Your task
Everything from the first line down to the line containing "(0,0) rectangle (979,762);" is to be retyped exactly, both ends included, with pictures left out.

Records to process
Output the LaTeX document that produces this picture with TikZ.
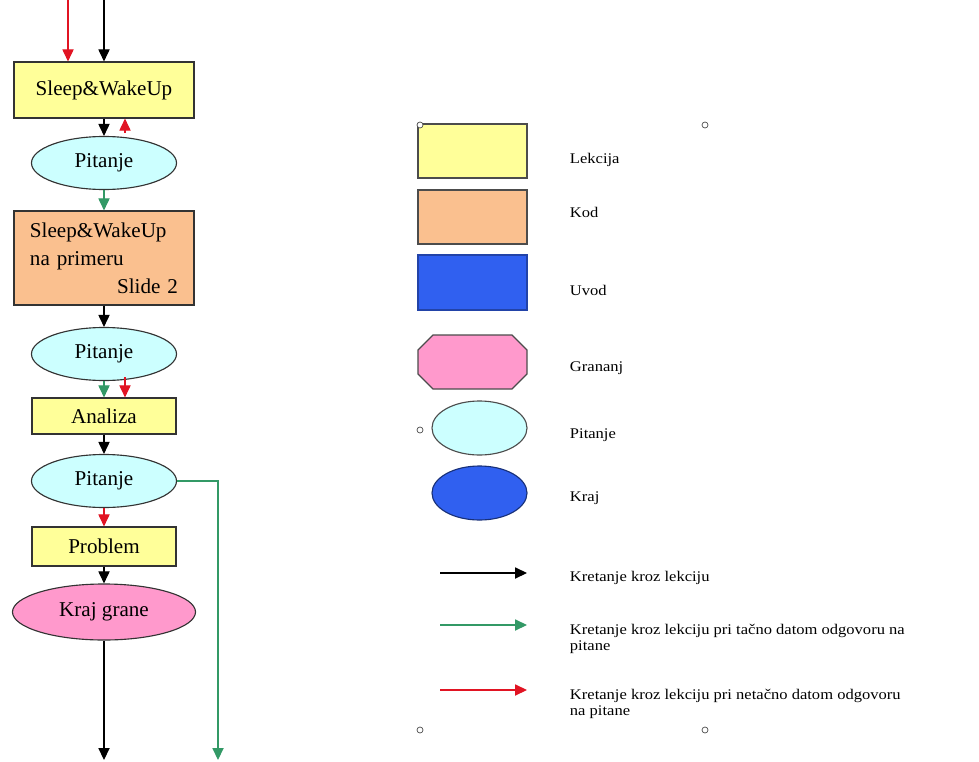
\documentclass[tikz,border=0pt]{standalone}
\usepackage{fontspec}
\setmainfont{Liberation Serif}
\newfontfamily\legfont[FakeStretch=1.12]{Liberation Serif}
\usetikzlibrary{arrows.meta,shapes.geometric}

\definecolor{lekcija}{RGB}{255,255,153}
\definecolor{kod}{RGB}{250,192,143}
\definecolor{uvod}{RGB}{48,96,240}
\definecolor{grana}{RGB}{255,153,204}
\definecolor{pitanje}{RGB}{204,255,255}
\definecolor{tacno}{RGB}{51,153,102}
\definecolor{netacno}{RGB}{225,20,35}

\begin{document}
\begin{tikzpicture}[x=0.025cm,y=-0.025cm,
  box/.style={draw=black!80,line width=0.8pt,inner sep=0pt,font=\fontsize{15}{20}\selectfont},
  lek/.style={box,rectangle,fill=lekcija},
  kodbox/.style={box,rectangle,fill=kod},
  pit/.style={box,ellipse,fill=pitanje,minimum width=3.625cm,minimum height=1.325cm},
  kraj/.style={box,ellipse,fill=grana,minimum width=4.575cm,minimum height=1.4cm},
  legtext/.style={anchor=west,align=left,font=\legfont\fontsize{10.5}{11.5}\selectfont},
  tok/.style={line width=0.8pt,-{Triangle[length=3mm,width=2.8mm]}},
  handle/.style={draw=black!70,fill=white,line width=0.5pt}]
\useasboundingbox (0,0) rectangle (979,762);

% lijeva kolona - tok lekcije
\node[lek,minimum width=4.5cm,minimum height=1.4cm] (sw1) at (104,90) {Sleep\&WakeUp};
\node[pit] (p1) at (104,163) {Pitanje};
\node[kodbox,minimum width=4.5cm,minimum height=2.35cm,text width=3.7cm,align=left] (sw2) at (104,258)
  {Sleep\&WakeUp\\na primeru\\\hfill Slide 2};
\node[pit] (p2) at (104,354) {Pitanje};
\node[lek,minimum width=3.6cm,minimum height=0.9cm] (an) at (104,416) {Analiza};
\node[pit] (p3) at (104,481) {Pitanje};
\node[lek,minimum width=3.6cm,minimum height=0.975cm] (pr) at (104,546.5) {Problem};
\node[kraj] (kg) at (104,612) {Kraj grane};

\coordinate (ulaz1) at (68,0);
\coordinate (ulaz2) at (104,0);
\coordinate (izlaz1) at (104,760);
\coordinate (izlaz2) at (218,760);

\draw[tok,netacno] (ulaz1) -- (ulaz1 |- sw1.north);
\draw[tok] (ulaz2) -- (sw1.north);
\draw[tok] (sw1.south) -- (p1.north);
\draw[tok,netacno] ([xshift=0.525cm]sw1.south |- p1.north) ++(0,-3) -- ([xshift=0.525cm]sw1.south);
\draw[tok,tacno] (p1.south) -- (sw2.north);
\draw[tok] (sw2.south) -- (p2.north);
\draw[tok,tacno] (p2.south) -- (an.north);
\draw[tok,netacno] ([xshift=0.525cm]p2.south) ++(0,-4) -- ([xshift=0.525cm]an.north);
\draw[tok] (an.south) -- (p3.north);
\draw[tok,tacno] (p3.east) -| (izlaz2);
\draw[tok,netacno] (p3.south) -- (pr.north);
\draw[tok] (pr.south) -- (kg.north);
\draw[tok] (kg.south) -- (izlaz1);

% legenda
\node[draw=black!70,line width=0.8pt,fill=lekcija,minimum width=2.725cm,minimum height=1.35cm,inner sep=0pt] (l1) at (472.5,151) {};
\node[draw=black!70,line width=0.8pt,fill=kod,minimum width=2.725cm,minimum height=1.35cm,inner sep=0pt] (l2) at (472.5,217) {};
\node[draw=uvod!70!black,line width=0.8pt,fill=uvod,minimum width=2.725cm,minimum height=1.375cm,inner sep=0pt] (l3) at (472.5,282.5) {};
\draw[draw=black!70,line width=0.8pt,fill=grana] (418,350) -- (433,335) -- (512,335) -- (527,350)
  -- (527,374) -- (512,389) -- (433,389) -- (418,374) -- cycle;
\node[draw=black!70,line width=0.8pt,fill=pitanje,ellipse,minimum width=2.375cm,minimum height=1.35cm,inner sep=0pt] (l5) at (479.5,428) {};
\node[draw=uvod!50!black,line width=0.8pt,fill=uvod,ellipse,minimum width=2.375cm,minimum height=1.35cm,inner sep=0pt] (l6) at (479.5,493) {};

\node[legtext] (t1) at (565,160) {Lekcija};
\node[legtext] (t2) at (565,212) {Kod};
\node[legtext] (t3) at (565,290) {Uvod};
\node[legtext] (t4) at (565,368) {Grananj};
\node[legtext] (t5) at (565,435) {Pitanje};
\node[legtext] (t6) at (565,498) {Kraj};

\coordinate (a1) at (440,573);
\coordinate (b1) at (527,573);
\coordinate (a2) at (440,625);
\coordinate (b2) at (527,625);
\coordinate (a3) at (440,690);
\coordinate (b3) at (527,690);
\draw[tok] (a1) -- (b1);
\draw[tok,tacno] (a2) -- (b2);
\draw[tok,netacno] (a3) -- (b3);

\node[legtext] (t7) at (565,578) {Kretanje kroz lekciju};
\node[legtext] (t8) at (565,639) {Kretanje kroz lekciju pri tačno datom odgovoru na\\pitane};
\node[legtext] (t9) at (565,704) {Kretanje kroz lekciju pri netačno datom odgovoru\\na pitane};

% ručke oznake
\foreach \hx/\hy in {420/125,705/125,420/430,420/730,705/730}
  \draw[handle] (\hx,\hy) circle (0.075cm);
\end{tikzpicture}
\end{document}
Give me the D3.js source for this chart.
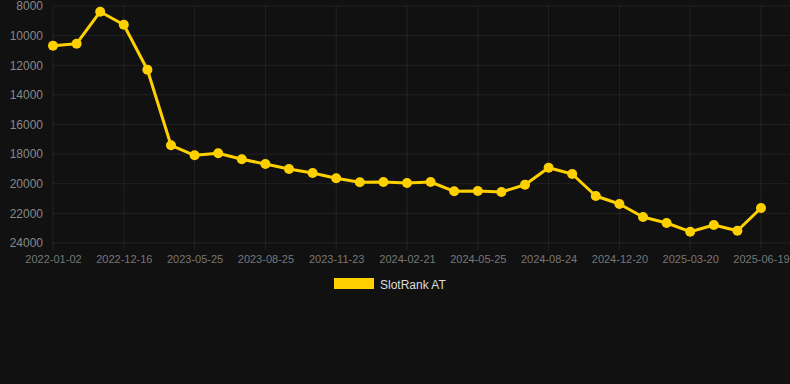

Task response
Output the LaTeX document that produces this picture with TikZ.
\documentclass[tikz,border=0pt]{standalone}
\usepackage{fontspec}
\setmainfont{Liberation Serif}
\newfontfamily\legfont[FakeStretch=1.12]{Liberation Serif}
\usetikzlibrary{arrows.meta,shapes.geometric}

\definecolor{lekcija}{RGB}{255,255,153}
\definecolor{kod}{RGB}{250,192,143}
\definecolor{uvod}{RGB}{48,96,240}
\definecolor{grana}{RGB}{255,153,204}
\definecolor{pitanje}{RGB}{204,255,255}
\definecolor{tacno}{RGB}{51,153,102}
\definecolor{netacno}{RGB}{225,20,35}

\begin{document}
\begin{tikzpicture}[x=0.025cm,y=-0.025cm,
  box/.style={draw=black!80,line width=0.8pt,inner sep=0pt,font=\fontsize{15}{20}\selectfont},
  lek/.style={box,rectangle,fill=lekcija},
  kodbox/.style={box,rectangle,fill=kod},
  pit/.style={box,ellipse,fill=pitanje,minimum width=3.625cm,minimum height=1.325cm},
  kraj/.style={box,ellipse,fill=grana,minimum width=4.575cm,minimum height=1.4cm},
  legtext/.style={anchor=west,align=left,font=\legfont\fontsize{10.5}{11.5}\selectfont},
  tok/.style={line width=0.8pt,-{Triangle[length=3mm,width=2.8mm]}},
  handle/.style={draw=black!70,fill=white,line width=0.5pt}]
\useasboundingbox (0,0) rectangle (979,762);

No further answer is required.